Task instructions => Quote all of the data that follows exactly as written, skipping the images.

-- START Dataset excerpts --

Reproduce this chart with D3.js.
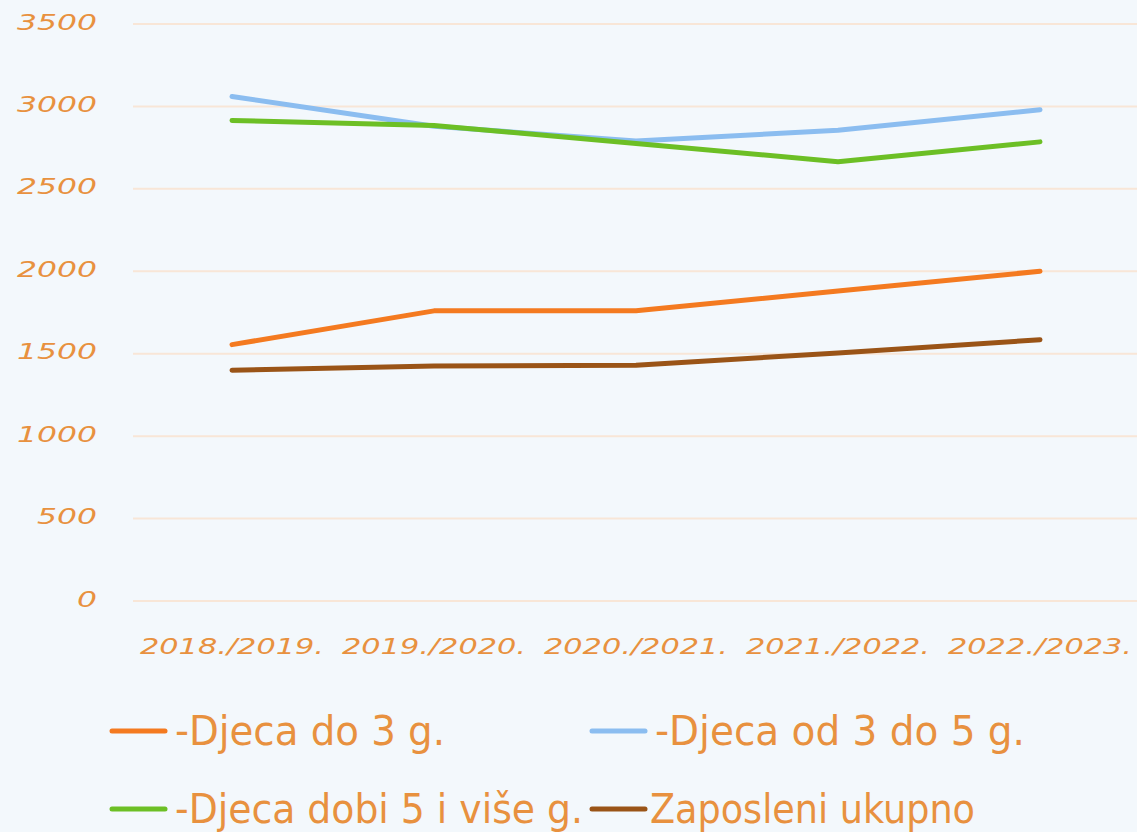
<!DOCTYPE html>
<html>
<head>
<meta charset="utf-8">
<script src="https://cdn.jsdelivr.net/npm/d3@7"></script>
<style>
  html, body { margin: 0; padding: 0; background: #f3f8fc; }
  svg { display: block; }
</style>
</head>
<body>
<svg id="chart"></svg>
<script>
var years = ["2018./2019.", "2019./2020.", "2020./2021.", "2021./2022.", "2022./2023."];
var djecaDo3 = [1555, 1760, 1760, 1880, 2000];
var djeca3do5 = [3060, 2880, 2790, 2855, 2980];
var djeca5iVise = [2915, 2885, 2775, 2665, 2785];
var zaposleni = [1400, 1425, 1430, 1505, 1585];
var yTicks = [0, 500, 1000, 1500, 2000, 2500, 3000, 3500];
var seriesNames = ["-Djeca do 3 g.", "-Djeca od 3 do 5 g.", "-Djeca dobi 5 i više g.", "Zaposleni ukupno"];
var seriesColors = ["#f47a20", "#8bbdf0", "#6cbf25", "#9a5417"];

var svgWidth = 1137;
var svgHeight = 832;
var textColor = "#e8913f";
var font = "'DejaVu Sans', sans-serif";
var legendFont = "'DejaVu Sans Condensed', 'DejaVu Sans', sans-serif";

var svg = d3.select("#chart")
  .attr("width", svgWidth)
  .attr("height", svgHeight);

var xScale = d3.scaleBand()
  .domain(years)
  .range([131, 1141]);

var yScale = d3.scaleLinear()
  .domain([0, 3500])
  .range([601, 24]);

// grid lines
svg.append("g")
  .selectAll("line")
  .data(yTicks)
  .enter()
  .append("line")
  .attr("x1", 133)
  .attr("x2", svgWidth)
  .attr("y1", function (d) { return yScale(d); })
  .attr("y2", function (d) { return yScale(d); })
  .attr("stroke", "#f8e6d7")
  .attr("stroke-width", 2);

// y axis
var yAxis = d3.axisLeft(yScale).tickValues(yTicks).tickFormat(d3.format("d")).tickSize(0).tickPadding(0);
var yG = svg.append("g")
  .attr("transform", "translate(97, -2)")
  .call(yAxis);
yG.select(".domain").remove();
yG.selectAll("text")
  .attr("fill", textColor)
  .style("font-family", font)
  .style("font-style", "italic")
  .style("font-size", "22px")
  .attr("textLength", function (d) { return String(d).length * 20; })
  .attr("lengthAdjust", "spacingAndGlyphs");

// x axis
var xAxis = d3.axisBottom(xScale).tickSize(0).tickPadding(0);
var xG = svg.append("g")
  .attr("transform", "translate(0, 638)")
  .call(xAxis);
xG.select(".domain").remove();
xG.selectAll("text")
  .attr("fill", textColor)
  .style("font-family", font)
  .style("font-style", "italic")
  .style("font-size", "22px")
  .attr("textLength", 184)
  .attr("lengthAdjust", "spacingAndGlyphs");

var allSeries = [djecaDo3, djeca3do5, djeca5iVise, zaposleni];

var line = d3.line()
  .x(function (d, i) { return xScale(years[i]) + xScale.bandwidth() / 2; })
  .y(function (d) { return yScale(d); });

allSeries.forEach(function (s, k) {
  svg.append("path")
    .datum(s)
    .attr("d", line)
    .attr("fill", "none")
    .attr("stroke", seriesColors[k])
    .attr("stroke-width", 5)
    .attr("stroke-linecap", "round")
    .attr("stroke-linejoin", "round");
});

// legend
var legendPos = [
  { x: 112, y: 731, tx: 175, w: 270 },
  { x: 592, y: 731, tx: 655, w: 370 },
  { x: 112, y: 809, tx: 175, w: 408 },
  { x: 592, y: 809, tx: 650, w: 325 }
];
var legend = svg.append("g")
  .selectAll("g")
  .data(seriesNames)
  .enter()
  .append("g");
legend.append("line")
  .attr("x1", function (d, i) { return legendPos[i].x; })
  .attr("x2", function (d, i) { return legendPos[i].x + 53; })
  .attr("y1", function (d, i) { return legendPos[i].y; })
  .attr("y2", function (d, i) { return legendPos[i].y; })
  .attr("stroke", function (d, i) { return seriesColors[i]; })
  .attr("stroke-width", 5)
  .attr("stroke-linecap", "round");
legend.append("text")
  .attr("x", function (d, i) { return legendPos[i].tx; })
  .attr("y", function (d, i) { return legendPos[i].y + 14; })
  .attr("fill", textColor)
  .style("font-family", legendFont)
  .style("font-size", "40px")
  .attr("textLength", function (d, i) { return legendPos[i].w; })
  .attr("lengthAdjust", "spacingAndGlyphs")
  .text(function (d) { return d; });
</script>
</body>
</html>
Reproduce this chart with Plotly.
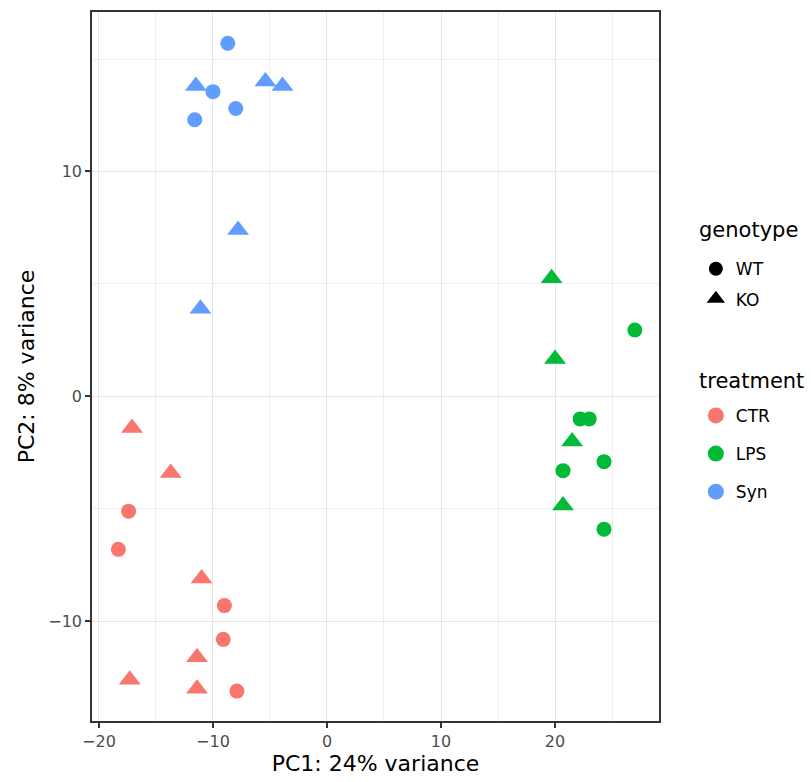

-- END Dataset excerpts --

Exercise output =>
Reproduce this chart with D3.js.
<!DOCTYPE html>
<html>
<head>
<meta charset="utf-8">
<script src="https://cdn.jsdelivr.net/npm/d3@7"></script>
<style>
  html, body { margin: 0; padding: 0; background: #f3f8fc; }
  svg { display: block; }
</style>
</head>
<body>
<svg id="chart"></svg>
<script>
var years = ["2018./2019.", "2019./2020.", "2020./2021.", "2021./2022.", "2022./2023."];
var djecaDo3 = [1555, 1760, 1760, 1880, 2000];
var djeca3do5 = [3060, 2880, 2790, 2855, 2980];
var djeca5iVise = [2915, 2885, 2775, 2665, 2785];
var zaposleni = [1400, 1425, 1430, 1505, 1585];
var yTicks = [0, 500, 1000, 1500, 2000, 2500, 3000, 3500];
var seriesNames = ["-Djeca do 3 g.", "-Djeca od 3 do 5 g.", "-Djeca dobi 5 i više g.", "Zaposleni ukupno"];
var seriesColors = ["#f47a20", "#8bbdf0", "#6cbf25", "#9a5417"];

var svgWidth = 1137;
var svgHeight = 832;
var textColor = "#e8913f";
var font = "'DejaVu Sans', sans-serif";
var legendFont = "'DejaVu Sans Condensed', 'DejaVu Sans', sans-serif";

var svg = d3.select("#chart")
  .attr("width", svgWidth)
  .attr("height", svgHeight);

var xScale = d3.scaleBand()
  .domain(years)
  .range([131, 1141]);

var yScale = d3.scaleLinear()
  .domain([0, 3500])
  .range([601, 24]);

// grid lines
svg.append("g")
  .selectAll("line")
  .data(yTicks)
  .enter()
  .append("line")
  .attr("x1", 133)
  .attr("x2", svgWidth)
  .attr("y1", function (d) { return yScale(d); })
  .attr("y2", function (d) { return yScale(d); })
  .attr("stroke", "#f8e6d7")
  .attr("stroke-width", 2);

// y axis
var yAxis = d3.axisLeft(yScale).tickValues(yTicks).tickFormat(d3.format("d")).tickSize(0).tickPadding(0);
var yG = svg.append("g")
  .attr("transform", "translate(97, -2)")
  .call(yAxis);
yG.select(".domain").remove();
yG.selectAll("text")
  .attr("fill", textColor)
  .style("font-family", font)
  .style("font-style", "italic")
  .style("font-size", "22px")
  .attr("textLength", function (d) { return String(d).length * 20; })
  .attr("lengthAdjust", "spacingAndGlyphs");

// x axis
var xAxis = d3.axisBottom(xScale).tickSize(0).tickPadding(0);
var xG = svg.append("g")
  .attr("transform", "translate(0, 638)")
  .call(xAxis);
xG.select(".domain").remove();
xG.selectAll("text")
  .attr("fill", textColor)
  .style("font-family", font)
  .style("font-style", "italic")
  .style("font-size", "22px")
  .attr("textLength", 184)
  .attr("lengthAdjust", "spacingAndGlyphs");

var allSeries = [djecaDo3, djeca3do5, djeca5iVise, zaposleni];

var line = d3.line()
  .x(function (d, i) { return xScale(years[i]) + xScale.bandwidth() / 2; })
  .y(function (d) { return yScale(d); });

allSeries.forEach(function (s, k) {
  svg.append("path")
    .datum(s)
    .attr("d", line)
    .attr("fill", "none")
    .attr("stroke", seriesColors[k])
    .attr("stroke-width", 5)
    .attr("stroke-linecap", "round")
    .attr("stroke-linejoin", "round");
});

// legend
var legendPos = [
  { x: 112, y: 731, tx: 175, w: 270 },
  { x: 592, y: 731, tx: 655, w: 370 },
  { x: 112, y: 809, tx: 175, w: 408 },
  { x: 592, y: 809, tx: 650, w: 325 }
];
var legend = svg.append("g")
  .selectAll("g")
  .data(seriesNames)
  .enter()
  .append("g");
legend.append("line")
  .attr("x1", function (d, i) { return legendPos[i].x; })
  .attr("x2", function (d, i) { return legendPos[i].x + 53; })
  .attr("y1", function (d, i) { return legendPos[i].y; })
  .attr("y2", function (d, i) { return legendPos[i].y; })
  .attr("stroke", function (d, i) { return seriesColors[i]; })
  .attr("stroke-width", 5)
  .attr("stroke-linecap", "round");
legend.append("text")
  .attr("x", function (d, i) { return legendPos[i].tx; })
  .attr("y", function (d, i) { return legendPos[i].y + 14; })
  .attr("fill", textColor)
  .style("font-family", legendFont)
  .style("font-size", "40px")
  .attr("textLength", function (d, i) { return legendPos[i].w; })
  .attr("lengthAdjust", "spacingAndGlyphs")
  .text(function (d) { return d; });
</script>
</body>
</html>
Reproduce this chart with Plotly.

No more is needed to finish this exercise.